Так он подчеркивает. Он, которого мы в некоторых случаях можем легко счесть поверхностным, склонность нации все позволять своим забавникам и шутам и допускать, чтобы между ней и теми, кого она забывает, вырастало недружелюбие, вызванное сочинителями куплетов, только потому, что красное словцо на их счет заставило ее смеяться!
Казанова в Париже! Как-то мадам д'Юрфе вздумалось познакомиться с Жан-Жаком Руссо, и вот они отправляются к философу.
Они не ужинают с Руссо у Падоаны, но едут к нему в Монморенси, в тот маленький, но бессмертный домик на краю леса и на краю веков, кругом которого вечно будут реять лихорадочные мечты поэтов! И в своих мемуарах он отмечает просто: «Под предлогом переписки нот, работа, которую он великолепно исполнял. Ему платили вдвое против всякого другого переписчика, но он гарантировал безупречное выполнение поручения».

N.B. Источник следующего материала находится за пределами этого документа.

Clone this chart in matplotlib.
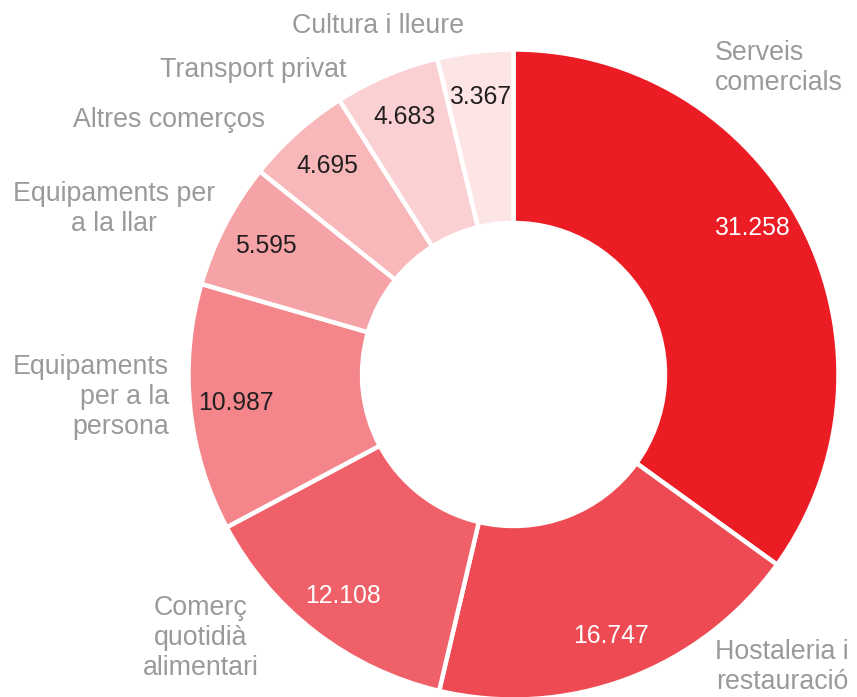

Ирония времени! В своем шитом золотом — наряде, кавалер де Сейнгальт едет к этому гениальному писателю, и встречает скромного и простого человека, который рассуждает здраво, но не поражает его ни своей особой, ни своим умом, и которого мадам д'Юрфе находит грубым, потому что он не отличается очаровательной светской любезностью.
О, мне бы хотелось другого! Я бы хотел, чтобы этот человек, хорошо знающий душу человеческую, потому что — как он сам говорил впоследствии Вольтеру — он изучал людей в путешествиях, — я бы хотел, чтобы этот проницательный под своей непринужденной смелостью сердцеед испытал бы новое волнение, войдя в маленький домик в Монморенси.
Всюду кругом пахнет свежим сеном и под окнами цветет жасмин. Тереза срывает плоды с голубоватых шпалерных деревьев. Это почти декорация «Сельского колдуна». Я хотел бы в этом месте «Мемуаров» какого-нибудь волнения, вздоха, потрясения! Я хотел бы, чтобы он понял! Я хотел бы, чтобы он, умевший плакать над стихами Ариосто, понял бы, какие мысли таило это чело, какую наполняющую мир нежность заключало в себе это сердце, «чье величие», по словам Декарта, «было в способности умиляться».
Я хотел бы, чтобы в трепетном и невесомом воздухе он почувствовал бы все то, чего как раз не хватало ему самому. Ибо вот в чем сила великих душ — они умеют восхищаться тем, на что себя не чувствуют способными. И иногда в душе, ослепленной самим собой, встает тоска по чистоте, стремление к жертве! И часто возвышаются не от свершения, а от постижения…
Небрежность, с которой расточают жизнь, не исключает преклонения перед теми, кто со страстным постоянством умеет сосредоточиваться на одном идеале. Алкивиад задумывается перед безобразием Сократа! Александр останавливается перед Диогеном, и потрясатель мира понимает, что солнце его меркнет перед этим обитателем бочки.